The Strasbourg-based court was on Thursday ruling on claims by six Chechens who blamed Moscow for the deaths of relatives during attacks and bombings by the Russian military in 1999 and 2000.
The court ordered Moscow to pay a total of 135,710 euros ($179,900) in damages to the six claimants.
The panel of judges, among them one Russian, were unanimous in condemning Russia for breaching the European Convention of Human Rights article on the right to life.
The court also said Moscow breached the plaintiffs' right to a full hearing.
It said in two cases, Moscow had also violated the ban on torture and inhumane or degrading treatment and, in the case of one person, breached a clause on the protection of property.
Two of the six Chechens alleged they were tortured and family members were killed by the Russian military in Grozny, the Chechen regional capital.
Two of the six Chechens alleged
that they were tortured
The others complained of the shelling of civilians in late 1999 and early 2000, during a flare-up in the conflict between Russian forces and separatists which has raged on and off since 1994.
Russia can request the case be referred to the court's grand chamber for a final judgement within the next three months.

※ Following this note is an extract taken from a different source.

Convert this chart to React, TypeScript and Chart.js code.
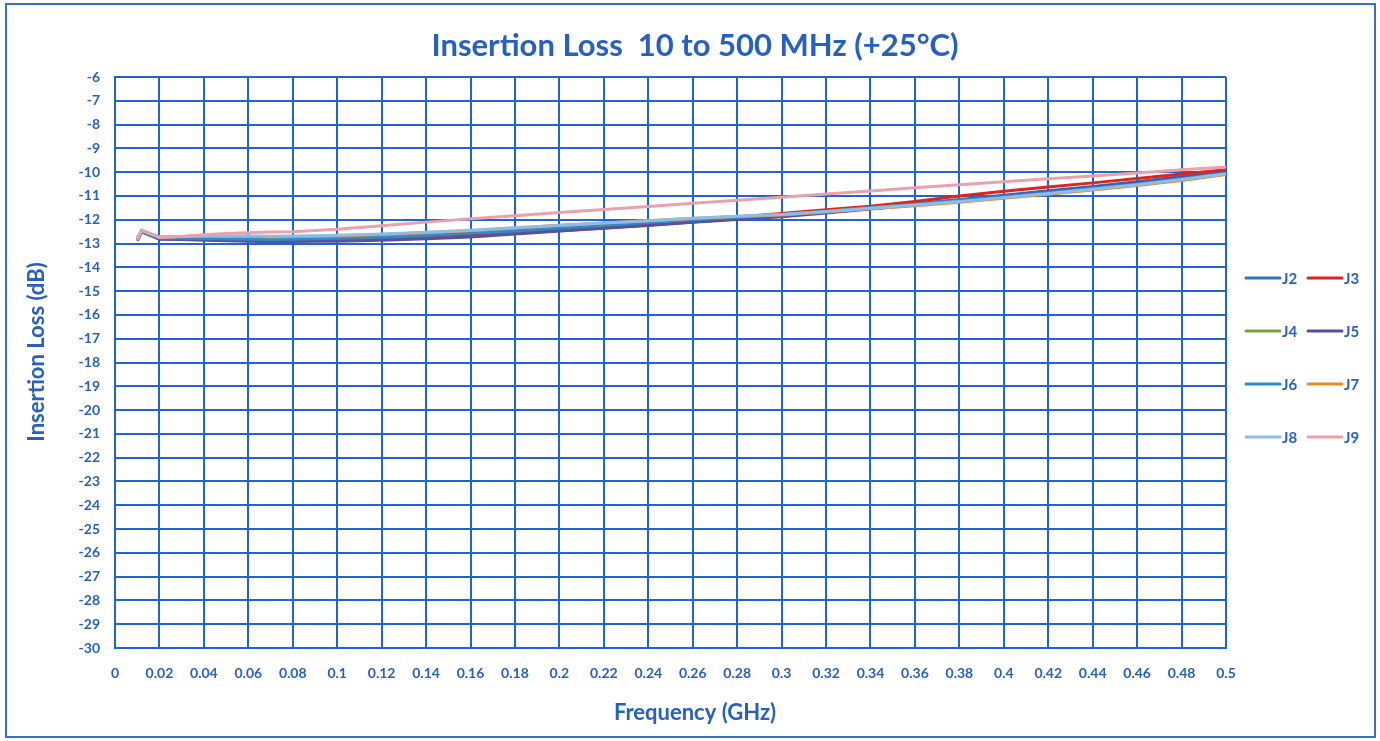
import React, { useEffect, useRef } from "react";
import { Chart, registerables } from "chart.js";

Chart.register(...registerables);

const TITLE = "Insertion Loss  10 to 500 MHz (+25°C)";
const X_TITLE = "Frequency (GHz)";
const Y_TITLE = "Insertion Loss (dB)";

const FREQ = [0.01, 0.012, 0.015, 0.02, 0.03, 0.04, 0.05, 0.06, 0.07, 0.08, 0.09, 0.1, 0.12, 0.14, 0.16, 0.18, 0.2, 0.22, 0.24, 0.26, 0.28, 0.3, 0.32, 0.34, 0.36, 0.38, 0.4, 0.42, 0.44, 0.46, 0.48, 0.5];

const SERIES_NAMES = ["J2", "J3", "J4", "J5", "J6", "J7", "J8", "J9"];
const SERIES_COLORS = ["#2E75C0", "#E0231E", "#7CA23A", "#5A4E9E", "#2A8CC8", "#E58A2E", "#8FBCE4", "#E9A2AB"];

const J2 = [-12.85, -12.5, -12.6, -12.8, -12.8, -12.82, -12.85, -12.86, -12.88, -12.88, -12.87, -12.85, -12.82, -12.76, -12.68, -12.58, -12.46, -12.35, -12.22, -12.09, -11.96, -11.82, -11.66, -11.5, -11.33, -11.15, -10.97, -10.78, -10.6, -10.4, -10.18, -9.95];
const J3 = [-12.8, -12.48, -12.58, -12.78, -12.78, -12.79, -12.8, -12.8, -12.82, -12.8, -12.8, -12.78, -12.75, -12.68, -12.6, -12.5, -12.38, -12.27, -12.15, -12.02, -11.88, -11.74, -11.58, -11.43, -11.23, -11.0, -10.8, -10.62, -10.45, -10.27, -10.08, -9.9];
const J4 = [-12.82, -12.5, -12.6, -12.75, -12.75, -12.74, -12.76, -12.77, -12.78, -12.76, -12.75, -12.73, -12.68, -12.6, -12.52, -12.42, -12.3, -12.2, -12.09, -11.98, -11.87, -11.78, -11.64, -11.5, -11.36, -11.21, -11.05, -10.88, -10.7, -10.52, -10.3, -10.05];
const J5 = [-12.88, -12.52, -12.62, -12.82, -12.83, -12.86, -12.88, -12.9, -12.92, -12.91, -12.9, -12.9, -12.86, -12.8, -12.72, -12.6, -12.47, -12.36, -12.24, -12.11, -11.99, -11.87, -11.72, -11.55, -11.38, -11.19, -11.0, -10.82, -10.63, -10.43, -10.22, -10.0];
const J6 = [-12.84, -12.5, -12.6, -12.78, -12.78, -12.8, -12.8, -12.82, -12.83, -12.82, -12.8, -12.78, -12.74, -12.66, -12.57, -12.47, -12.35, -12.24, -12.12, -12.0, -11.89, -11.79, -11.65, -11.5, -11.35, -11.19, -11.03, -10.86, -10.68, -10.5, -10.28, -10.05];
const J7 = [-12.8, -12.45, -12.55, -12.72, -12.7, -12.68, -12.7, -12.7, -12.72, -12.7, -12.7, -12.68, -12.62, -12.55, -12.46, -12.35, -12.23, -12.14, -12.04, -11.95, -11.86, -11.8, -11.67, -11.54, -11.41, -11.26, -11.1, -10.93, -10.75, -10.56, -10.35, -10.1];
const J8 = [-12.78, -12.46, -12.56, -12.72, -12.7, -12.68, -12.68, -12.68, -12.69, -12.68, -12.67, -12.65, -12.6, -12.53, -12.44, -12.34, -12.24, -12.14, -12.04, -11.94, -11.85, -11.78, -11.65, -11.52, -11.38, -11.23, -11.07, -10.9, -10.72, -10.53, -10.31, -10.07];
const J9 = [-12.85, -12.45, -12.55, -12.75, -12.7, -12.63, -12.58, -12.55, -12.52, -12.5, -12.45, -12.4, -12.25, -12.1, -11.96, -11.83, -11.7, -11.57, -11.44, -11.31, -11.18, -11.05, -10.92, -10.79, -10.66, -10.53, -10.4, -10.28, -10.16, -10.03, -9.9, -9.78];

const SERIES_VALUES = [J2, J3, J4, J5, J6, J7, J8, J9];

const X_MIN = 0;
const X_MAX = 0.5;
const X_STEP = 0.02;
const Y_MIN = -30;
const Y_MAX = -6;
const Y_STEP = 1;

const TEXT_COLOR = "#2760C4";
const GRID_COLOR = "#1F64D0";
const FONT = "Lato, 'Open Sans', sans-serif";

const decorPlugin = {
  id: "decor",
  beforeDraw(chart: any) {
    const { ctx, width, height } = chart;
    ctx.save();
    ctx.fillStyle = "#ffffff";
    ctx.fillRect(0, 0, width, height);
    ctx.strokeStyle = "#3A6FC8";
    ctx.lineWidth = 2;
    ctx.strokeRect(6, 4, 1369, 733);
    ctx.restore();
  },
  afterDraw(chart: any) {
    const { ctx } = chart;
    ctx.save();
    ctx.fillStyle = TEXT_COLOR;
    ctx.textAlign = "center";
    ctx.textBaseline = "middle";
    ctx.font = `bold 31px ${FONT}`;
    ctx.fillText(TITLE, 695, 46);
    ctx.font = `bold 22px ${FONT}`;
    ctx.fillText(X_TITLE, 695, 713);
    ctx.save();
    ctx.translate(37, 352);
    ctx.rotate(-Math.PI / 2);
    ctx.font = `bold 22px ${FONT}`;
    ctx.fillText(Y_TITLE, 0, 0);
    ctx.restore();

    // legend, two columns
    const cols = [1246, 1308];
    const rows = [278, 331, 384, 437];
    ctx.font = `bold 15px ${FONT}`;
    ctx.textAlign = "left";
    chart.data.datasets.forEach((ds: any, i: number) => {
      const cx = cols[i % 2];
      const cy = rows[Math.floor(i / 2)];
      ctx.strokeStyle = ds.borderColor;
      ctx.lineWidth = 3;
      ctx.lineCap = "round";
      ctx.beginPath();
      ctx.moveTo(cx, cy);
      ctx.lineTo(cx + 34, cy);
      ctx.stroke();
      ctx.fillStyle = TEXT_COLOR;
      ctx.fillText(ds.label, cx + 36, cy + 1);
    });
    ctx.restore();
  },
};

export default function App() {
  const ref = useRef<HTMLCanvasElement | null>(null);

  useEffect(() => {
    document.body.style.margin = "0";
    if (!ref.current) return;
    const datasets = SERIES_NAMES.map((name, i) => ({
      label: name,
      data: FREQ.map((f, k) => ({ x: f, y: SERIES_VALUES[i][k] })),
      borderColor: SERIES_COLORS[i],
      backgroundColor: SERIES_COLORS[i],
      borderWidth: 3,
      pointRadius: 0,
      tension: 0,
      order: SERIES_NAMES.length - i,
    }));
    const chart = new Chart(ref.current, {
      type: "line",
      data: { datasets },
      plugins: [decorPlugin],
      options: {
        animation: false,
        responsive: false,
        layout: { padding: { left: 8, right: 154, top: 77, bottom: 0 } },
        plugins: { legend: { display: false }, title: { display: false }, tooltip: { enabled: false } },
        scales: {
          x: {
            type: "linear",
            min: X_MIN,
            max: X_MAX,
            afterFit: (s: any) => { s.height = 93; },
            afterBuildTicks: (s: any) => {
              const t = [];
              for (let k = 0; k <= Math.round((X_MAX - X_MIN) / X_STEP); k++) t.push({ value: +(X_MIN + k * X_STEP).toFixed(2) });
              s.ticks = t;
            },
            ticks: {
              autoSkip: false,
              maxRotation: 0,
              padding: 17,
              color: TEXT_COLOR,
              font: { family: FONT, size: 14, weight: "bold" },
              callback: (v: any) => String(+Number(v).toFixed(2)),
            },
            grid: { color: GRID_COLOR, lineWidth: 2, drawTicks: false },
            border: { color: GRID_COLOR, width: 2 },
          },
          y: {
            type: "linear",
            min: Y_MIN,
            max: Y_MAX,
            afterFit: (s: any) => { s.width = 107; },
            ticks: {
              stepSize: Y_STEP,
              autoSkip: false,
              padding: 15,
              color: TEXT_COLOR,
              font: { family: FONT, size: 14, weight: "bold" },
            },
            grid: { color: GRID_COLOR, lineWidth: 2, drawTicks: false },
            border: { color: GRID_COLOR, width: 2 },
          },
        },
      },
    } as any);
    return () => chart.destroy();
  }, []);

  return (
    <div style={{ width: 1380, height: 741, overflow: "hidden", position: "relative" }}>
      <canvas ref={ref} width={1380} height={741} style={{ display: "block" }} />
    </div>
  );
}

Chechen separatists meanwhile announced on Tuesday that they had ended a unilateral ceasefire they called at the start of the month and said they could soon return to offensive operations.
But pro-Moscow officials, who have tightened security in the mountainous region, said the truce had had no effect on the level of activity there.
Hundreds of thousands of civilians are believed to have been killed and some 20,000 soldiers have died since Russia first sent in troops to crush separatist rebels in 1994.
The six cases were the first of about 120 concerning the Chechen conflict submitted to the court.